Morgenandacht
Horizonterweiterung
27.06.2016 06:35

Heute ist die Bank auf dem Darß mit Blick aufs Meer mausgrau. In meinen Erinnerungen aber bleibt sie Immergrün. Eine Hoffnungsbank für eine, die sich nicht mit engen Horizonten abfinden will. So eine bin ich.

 

Als ich vor einigen Wochen wieder einmal auf meiner Bank rastete, fragte mich ein etwa Fünfjähriger, der neben mir mit seinem Fernglas hantierte: wohin fährt das Schiff da ganz hinten? Ich musste lachen, weil ich mir diese Frage in den Zeiten der DDR auch immer und immer wieder gestellt habe. Wohin fahren die großen Schiffe am Horizont? Fahren sie nach Dänemark oder Schweden? Wie mag es dort sein? Werde ich selbst einmal auf einem solchen Schiff reisen können – raus aus der Enge der umgrenzten DDR? Sie ließen nachts an den Ostseeküsten gnadenlos grelle Scheinwerfer über die Strände fluten – über späte Sonnenuntergangsanbeter, über Liebespaare in Sandkulen oder auch solche, die eine Flucht mit dem Schlauchboot über das grenzenlose Meer wagen wollten. Wie oft habe ich mich weggeduckt auf meiner Bank, um mein Gesicht im Licht nicht preiszugeben.

 

Wohin fährt das Schiff, unterbricht der Fünfjährige meine Gedanken. Ich denke, dass es nach Schweden fährt, antworte ich ihm. Dort war ich schon mal, antwortet er strahlend. Dort sind die Häuser rot.

 

Dort war er schon, der kleine Weltbürger, der das Glück hat, Eltern mit einem privilegierten Pass zu haben.
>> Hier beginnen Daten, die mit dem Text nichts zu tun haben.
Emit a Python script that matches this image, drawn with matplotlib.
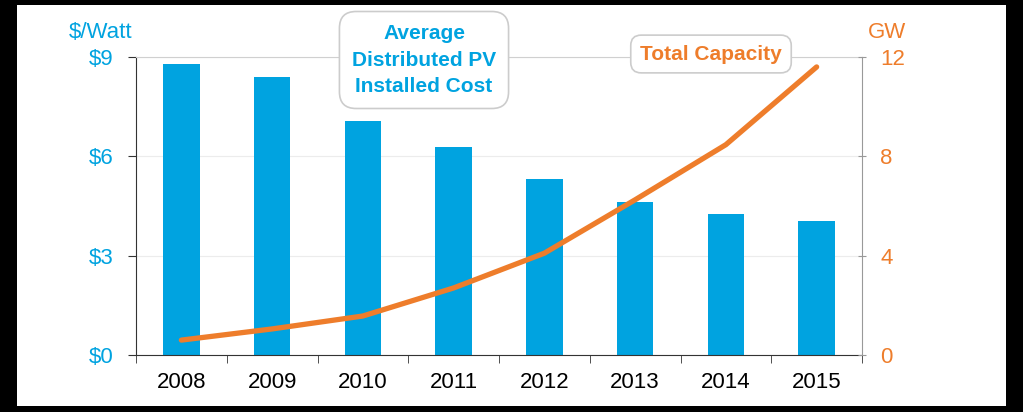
import matplotlib.pyplot as plt
from matplotlib.patches import Rectangle

# chart data
years = ['2008', '2009', '2010', '2011', '2012', '2013', '2014', '2015']
cost = [8.8, 8.4, 7.07, 6.28, 5.32, 4.62, 4.26, 4.05]
capacity = [0.6, 1.05, 1.57, 2.7, 4.1, 6.25, 8.47, 11.6]
cost_ticks = [0, 3, 6, 9]
cost_labels = ['$0', '$3', '$6', '$9']
gw_ticks = [0, 4, 8, 12]

blue = '#00A3E0'
orange = '#EE7D2B'
plt.rcParams['font.family'] = ['Liberation Sans', 'DejaVu Sans']

fig = plt.figure(figsize=(10.23, 4.12), dpi=100, facecolor='black')
fig.patches.append(Rectangle((17 / 1023, 6 / 412), 989 / 1023, 401 / 412,
                             transform=fig.transFigure, facecolor='white',
                             edgecolor='none', zorder=-10))

ax = fig.add_axes([136 / 1023, 57 / 412, 726 / 1023, 298 / 412])
ax.set_zorder(1)
x = range(len(years))
ax.bar(x, cost, width=0.4, color=blue, zorder=2)
ax.set_xlim(-0.5, len(years) - 0.5)
ax.set_ylim(0, 9)
ax.set_xticks(list(x))
ax.set_xticklabels(years, fontsize=16)
ax.tick_params(axis='x', length=0, pad=12)
ax.set_xticks([i - 0.5 for i in range(len(years) + 1)], minor=True)
ax.tick_params(axis='x', which='minor', length=6, direction='out', color='#333333')
ax.set_yticks(cost_ticks)
ax.set_yticklabels(cost_labels, color=blue, fontsize=16)
ax.tick_params(axis='y', length=6, direction='out', color='#333333', pad=10)
ax.grid(axis='y', color='#ececec', linewidth=0.8, zorder=0)
ax.set_axisbelow(True)
ax.spines['left'].set_color('#333333')
ax.spines['bottom'].set_color('#333333')
ax.spines['top'].set_color('#d0d0d0')
ax.spines['right'].set_visible(False)
ax.patch.set_alpha(0)

ax2 = ax.twinx()
ax2.set_zorder(2)
ax2.patch.set_alpha(0)
ax2.plot(list(x), capacity, color=orange, linewidth=3.8, solid_capstyle='round', zorder=3)
ax2.set_ylim(0, 12)
ax2.set_yticks(gw_ticks)
ax2.set_yticklabels([str(t) for t in gw_ticks], color=orange, fontsize=16)
ax2.tick_params(axis='y', length=6, direction='inout', color='#999999', pad=10)
ax2.spines['right'].set_color('#999999')
ax2.spines['top'].set_visible(False)
ax2.spines['left'].set_visible(False)
ax2.spines['bottom'].set_visible(False)

fig.text(101 / 1023, 1 - 32 / 412, '$/Watt', color=blue, fontsize=16,
         ha='center', va='center')
fig.text(887 / 1023, 1 - 32 / 412, 'GW', color=orange, fontsize=16,
         ha='center', va='center')

fig.text(424 / 1023, 1 - 60 / 412, 'Average\nDistributed PV\nInstalled Cost',
         color=blue, fontsize=15, fontweight='bold', ha='center', va='center',
         linespacing=1.5, zorder=5,
         bbox=dict(boxstyle='round,pad=0.6,rounding_size=0.8', facecolor='white',
                   edgecolor='#cccccc', linewidth=1.2))
fig.text(711 / 1023, 1 - 54 / 412, 'Total Capacity',
         color=orange, fontsize=15, fontweight='bold', ha='center', va='center',
         zorder=5,
         bbox=dict(boxstyle='round,pad=0.45,rounding_size=0.5', facecolor='white',
                   edgecolor='#cccccc', linewidth=1.2))

fig.savefig('out.png', dpi=100, facecolor='black')
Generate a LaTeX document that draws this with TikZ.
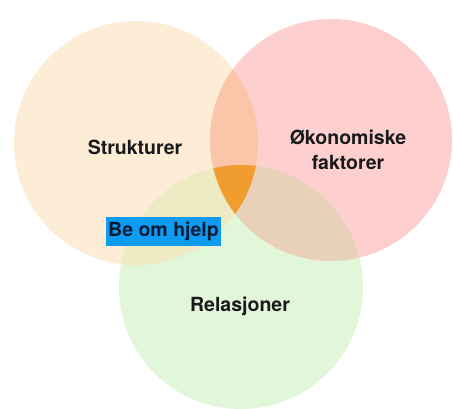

Einem deutschen Pass, wie ich annehme, der einem Kind schon früh zeigt, wie wunderbar Freiheit und Grenzenlosigkeit sind . Er wird vielleicht nicht in alle, aber in manche Welt kommen. Reisen kostet Geld. Aber er muss sich nicht, wie ich es einmal musste, und wie es heute Millionen Menschen wieder müssen, innerlich mit Grenzen abfinden, an denen geschossen wird, an denen man gefangen genommen wird, an denen die Hoffnungen auf Freiheit enden. Er muss wohl niemals mit seiner Familie korrupte Schleuser mit Geld füttern, um hinter dem Horizont eines beengten, bedrohten Lebens ein Leben in Würde beginnen zu können.

 

Es ist doch toll, sage ich zu dem Jungen, dass es hinter dem Schiff am Horizont immer weiter und weiter geht. Und dass man manchmal ganz weit reisen darf, um andere Länder und Menschen kennenzulernen. Das Kind nickt zustimmend.

 

Heute vor 25 Jahren, am 27. Juni 1991 haben sich die Evangelischen Kirchen in Ostdeutschland und Westdeutschland wieder zu einer gemeinsamen Kirche vereinigt. Viele erinnern sich daran. Das war damals ein großes und nicht unumstrittenes Ereignis. Würden wir das denn schaffen, unsere so unterschiedlichen Erfahrungen in der Kirche der damaligen Bundesrepublik und einer „Kirche im Sozialismus“ in eine neue, die Evangelische Kirche in Deutschland, einzubringen? Würden wir einander zuhören, einander glauben, einander vergeben? Würden wir voneinander lernen wollen, dass beide Kirchen Mut, Glauben, Engagement und Ideen einzubringen hatten? Würden wir dem jeweils anderen ein Stück seiner Identität lassen, ohne ihn zu klein zu reden?

 

 1991 gehörte ich zu den Skeptikern einer solchen vereinigten Kirche. Ich konnte mir eine so einschneidende Veränderung nicht als Horizonterweiterung vorstellen. Ich musste erst lernen, aus einem Kokon aufgezwungener Begrenzung herauszukriechen. Heute empfinde ich die gemeinsame Evangelische Kirche in Deutschland als Segen. Sie hat Schwachstellen, aber vor allem hat sie eine enorme Vielfalt. An ihr habe ich teil, Sie gestalte ich mit. Und sie sieht ihre wichtige Verpflichtung gegenüber den Menschen, die jetzt als Flüchtende Grenzen überwinden wollen – aus Armut, aus Krieg, aus menschenunwürdigen Verhältnissen.

 

Segen, den Gott austeilt, der muss ausstrahlen.